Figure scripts
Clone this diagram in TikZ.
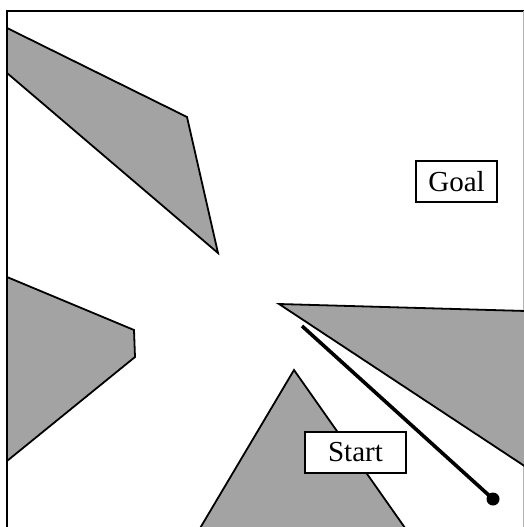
\documentclass[tikz,border=0pt]{standalone}
\usepackage{fontspec}
\setmainfont{Liberation Serif}
\begin{document}
\begin{tikzpicture}[x=1pt,y=-1pt,
  obstacle/.style={fill=black!36, draw=black, line width=1.8pt, line join=miter},
  label box/.style={draw=black, line width=1.3pt, fill=white, inner sep=0pt, font=\fontsize{29}{31}\selectfont},
  frame/.style={draw=black, line width=1.4pt}]
\useasboundingbox (0,0) rectangle (524,527);
% frame
\draw[frame] (524,11) -- (7,11) -- (7,527);
\draw[black!30, line width=0.6pt] (523,11) -- (523,527);
% obstacles
\draw[obstacle] (7,28) -- (187,117) -- (218,253) -- (7,73) -- cycle;
\draw[obstacle] (7,277) -- (134,330) -- (135,357) -- (7,461) -- cycle;
\draw[obstacle] (294,370) -- (410,535) -- (196,535) -- cycle;
\draw[obstacle] (279,304) -- (526,311) -- (526,467) -- cycle;
% path
\coordinate (pathstart) at (302,326);
\node[circle, fill=black, inner sep=0pt, minimum size=13pt] (startdot) at (493,499) {};
\draw[line width=3.6pt] (pathstart) -- (startdot.center);
% labels
\node[label box, minimum width=81pt, minimum height=41pt] (goal) at (456.5,181.5) {Goal};
\node[label box, minimum width=101pt, minimum height=41pt] (start) at (355.5,452.5) {Start};
\end{tikzpicture}
\end{document}
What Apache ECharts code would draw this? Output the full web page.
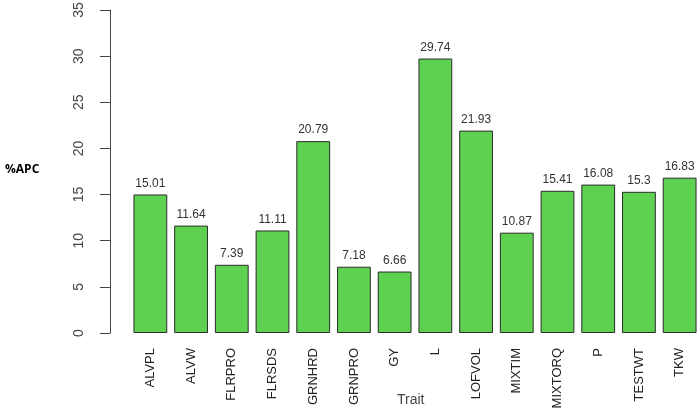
<!DOCTYPE html>
<html>
<head>
<meta charset="utf-8">
<script src="https://cdn.jsdelivr.net/npm/echarts@6/dist/echarts.min.js"></script>
<style>
  html, body { margin: 0; padding: 0; background: #fff; }
  #chart { width: 700px; height: 410px; }
</style>
</head>
<body>
<div id="chart"></div>
<script>
const traits = ['ALVPL', 'ALVW', 'FLRPRO', 'FLRSDS', 'GRNHRD', 'GRNPRO', 'GY', 'L',
  'LOFVOL', 'MIXTIM', 'MIXTORQ', 'P', 'TESTWT', 'TKW']
const apcValues = [15.01, 11.64, 7.39, 11.11, 20.79, 7.18, 6.66, 29.74,
  21.93, 10.87, 15.41, 16.08, 15.3, 16.83]
const yTicks = [0, 5, 10, 15, 20, 25, 30, 35]

const myChart = echarts.init(document.getElementById('chart'))

const option = {
  animation: false,
  textStyle: { fontFamily: 'Liberation Sans, Arial, sans-serif' },
  graphic: [
    {
      type: 'text',
      left: 5,
      top: 164,
      style: {
        text: '%APC',
        fontSize: 12,
        fontWeight: 'bold',
        fill: '#000',
        fontFamily: 'Open Sans, sans-serif',
      },
    },
    // x axis title drawn by hand so it sits between the rotated labels
    {
      type: 'text',
      left: 397,
      top: 393,
      style: {
        text: 'Trait',
        fontSize: 14,
        fill: '#444',
        fontFamily: 'Liberation Sans, Arial, sans-serif',
      },
    },
  ],
  grid: {
    left: 130,
    right: 0,
    top: 10,
    bottom: 77,
    outerBoundsMode: 'none',
    containLabel: false,
  },
  xAxis: {
    type: 'category',
    data: traits,
    axisLine: { show: false },
    axisTick: { show: false },
    axisLabel: {
      rotate: 90,
      interval: 0,
      margin: 15,
      fontSize: 13,
      color: '#222',
    },
  },
  yAxis: {
    type: 'value',
    min: yTicks[0],
    max: yTicks[yTicks.length - 1],
    interval: 5,
    offset: 20,
    axisLine: { show: true, lineStyle: { color: '#444', width: 1 } },
    axisTick: { show: true, length: 10, lineStyle: { color: '#444' } },
    splitLine: { show: false },
    axisLabel: {
      rotate: 90,
      margin: 24,
      fontSize: 14,
      color: '#444',
    },
  },
  series: [
    {
      type: 'bar',
      data: apcValues,
      barWidth: '83%',
      itemStyle: {
        color: '#5ed150',
        borderColor: '#2b2b2b',
        borderWidth: 1,
      },
      label: {
        show: true,
        position: 'top',
        distance: 5,
        fontSize: 12,
        color: '#333',
        formatter: (p) => String(p.value),
      },
    },
  ],
}

myChart.setOption(option)
</script>
</body>
</html>
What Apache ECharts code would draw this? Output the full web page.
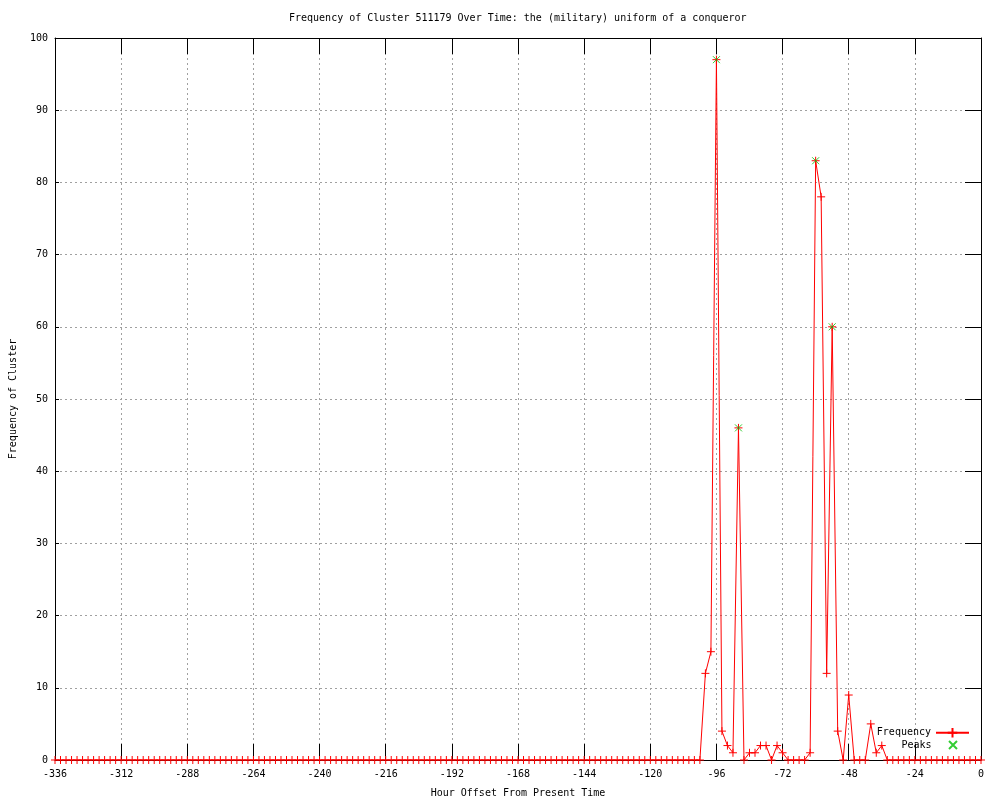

## Task objective
From the first line above through the line containing "const myChart = echarts.init(document.getElementById('chart'))", copy everything exactly, without the pictures.

## Result for this exercise
Clone this diagram in TikZ.
\documentclass[tikz,border=0pt]{standalone}
\usepackage{fontspec}
\setmainfont{Liberation Serif}
\begin{document}
\begin{tikzpicture}[x=1pt,y=-1pt,
  obstacle/.style={fill=black!36, draw=black, line width=1.8pt, line join=miter},
  label box/.style={draw=black, line width=1.3pt, fill=white, inner sep=0pt, font=\fontsize{29}{31}\selectfont},
  frame/.style={draw=black, line width=1.4pt}]
\useasboundingbox (0,0) rectangle (524,527);
% frame
\draw[frame] (524,11) -- (7,11) -- (7,527);
\draw[black!30, line width=0.6pt] (523,11) -- (523,527);
% obstacles
\draw[obstacle] (7,28) -- (187,117) -- (218,253) -- (7,73) -- cycle;
\draw[obstacle] (7,277) -- (134,330) -- (135,357) -- (7,461) -- cycle;
\draw[obstacle] (294,370) -- (410,535) -- (196,535) -- cycle;
\draw[obstacle] (279,304) -- (526,311) -- (526,467) -- cycle;
% path
\coordinate (pathstart) at (302,326);
\node[circle, fill=black, inner sep=0pt, minimum size=13pt] (startdot) at (493,499) {};
\draw[line width=3.6pt] (pathstart) -- (startdot.center);
% labels
\node[label box, minimum width=81pt, minimum height=41pt] (goal) at (456.5,181.5) {Goal};
\node[label box, minimum width=101pt, minimum height=41pt] (start) at (355.5,452.5) {Start};
\end{tikzpicture}
\end{document}
What Apache ECharts code would draw this? Output the full web page.
<!DOCTYPE html>
<html>
<head>
<meta charset="utf-8">
<script src="https://cdn.jsdelivr.net/npm/echarts@6/dist/echarts.min.js"></script>
<style>
  html, body { margin: 0; padding: 0; background: #fff; }
  #chart { width: 700px; height: 410px; }
</style>
</head>
<body>
<div id="chart"></div>
<script>
const traits = ['ALVPL', 'ALVW', 'FLRPRO', 'FLRSDS', 'GRNHRD', 'GRNPRO', 'GY', 'L',
  'LOFVOL', 'MIXTIM', 'MIXTORQ', 'P', 'TESTWT', 'TKW']
const apcValues = [15.01, 11.64, 7.39, 11.11, 20.79, 7.18, 6.66, 29.74,
  21.93, 10.87, 15.41, 16.08, 15.3, 16.83]
const yTicks = [0, 5, 10, 15, 20, 25, 30, 35]

const myChart = echarts.init(document.getElementById('chart'))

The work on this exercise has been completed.